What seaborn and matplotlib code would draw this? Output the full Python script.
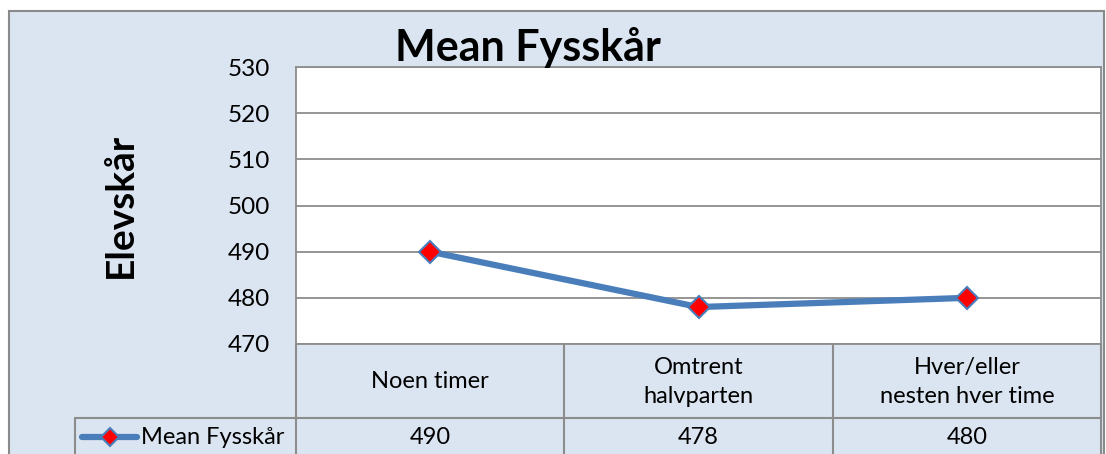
import numpy as np
import seaborn as sns
import matplotlib.pyplot as plt
from matplotlib.patches import Rectangle

categories = ["Noen timer", "Omtrent\nhalvparten", "Hver/eller\nnesten hver time"]
values = [490, 478, 480]
series_name = "Mean Fysskår"
y_ticks = [470, 480, 490, 500, 510, 520, 530]

BG = "#dbe5f1"
LINE = "#4a7ebb"
GRID = "#8c8c8c"

sns.set_theme(style="white")
plt.rcParams["font.family"] = ["Lato", "DejaVu Sans"]
plt.rcParams["text.color"] = "black"

W, H = 1106, 454
fig = plt.figure(figsize=(W / 100, H / 100), dpi=100, facecolor="white")

# overlay axes in pixel coords for frame and data table
ov = fig.add_axes([0, 0, 1, 1], zorder=0)
ov.set_xlim(0, W)
ov.set_ylim(H, 0)
ov.axis("off")
ov.add_patch(Rectangle((8.5, 10.5), 1095, 460, facecolor=BG, edgecolor="#8a8a8a", lw=1.5))

# plot area
x0, x1, y0, y1 = 296, 1101, 67, 344
ax = fig.add_axes([x0 / W, 1 - y1 / H, (x1 - x0) / W, (y1 - y0) / H], zorder=2)
ax.set_facecolor("white")
xs = np.arange(len(values))
sns.lineplot(x=xs, y=values, ax=ax, color=LINE, lw=4.5, marker="D", markersize=11,
             markerfacecolor="red", markeredgecolor=LINE, markeredgewidth=1.5)
ax.set_xlim(-0.5, len(values) - 0.5)
ax.set_ylim(y_ticks[0], y_ticks[-1])
ax.set_yticks(y_ticks)
ax.set_yticklabels([str(t) for t in y_ticks], fontsize=17.5, color="black")
ax.set_xticks([])
ax.tick_params(axis="y", length=0, pad=19)
ax.grid(axis="y", color=GRID, lw=1.3)
for s in ax.spines.values():
    s.set_color(GRID)
    s.set_linewidth(1.3)
fig.text(120 / W, 1 - 205 / H, "Elevskår", ha="center", va="center", rotation=90,
         fontsize=28, fontweight="bold", color="black")
fig.text(528 / W, 1 - 47 / H, "Mean Fysskår", ha="center", va="center",
         fontsize=31, fontweight="bold", color="black")

# data table
col_edges = np.linspace(x0, x1, len(categories) + 1)
hy0, hy1, vy1 = 344, 418, 470
lkw = dict(color=GRID, lw=1.5)
for xe in col_edges:
    ov.plot([xe, xe], [hy0, vy1], **lkw)
ov.plot([75, x1], [hy1, hy1], **lkw)
ov.plot([75, 75], [hy1, vy1], **lkw)
for i, (cat, v) in enumerate(zip(categories, values)):
    cx = (col_edges[i] + col_edges[i + 1]) / 2
    ov.text(cx, (hy0 + hy1) / 2 + 1, cat, ha="center", va="center", fontsize=17,
            linespacing=1.5)
    ov.text(cx, 438, str(v), ha="center", va="center", fontsize=17)

# legend key in row header
ov.plot([82, 137], [437, 437], color=LINE, lw=4.5)
ov.plot([110], [437], marker="D", markersize=9, markerfacecolor="red",
        markeredgecolor=LINE, markeredgewidth=1.5)
ov.text(141, 437, series_name, ha="left", va="center", fontsize=17)

fig.savefig("out.png", dpi=100, facecolor="white")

◇ ◇ ◇

- Goal
Return all lines containing the word "seaborn".

- Finished task
What seaborn and matplotlib code would draw this? Output the full Python script.
import seaborn as sns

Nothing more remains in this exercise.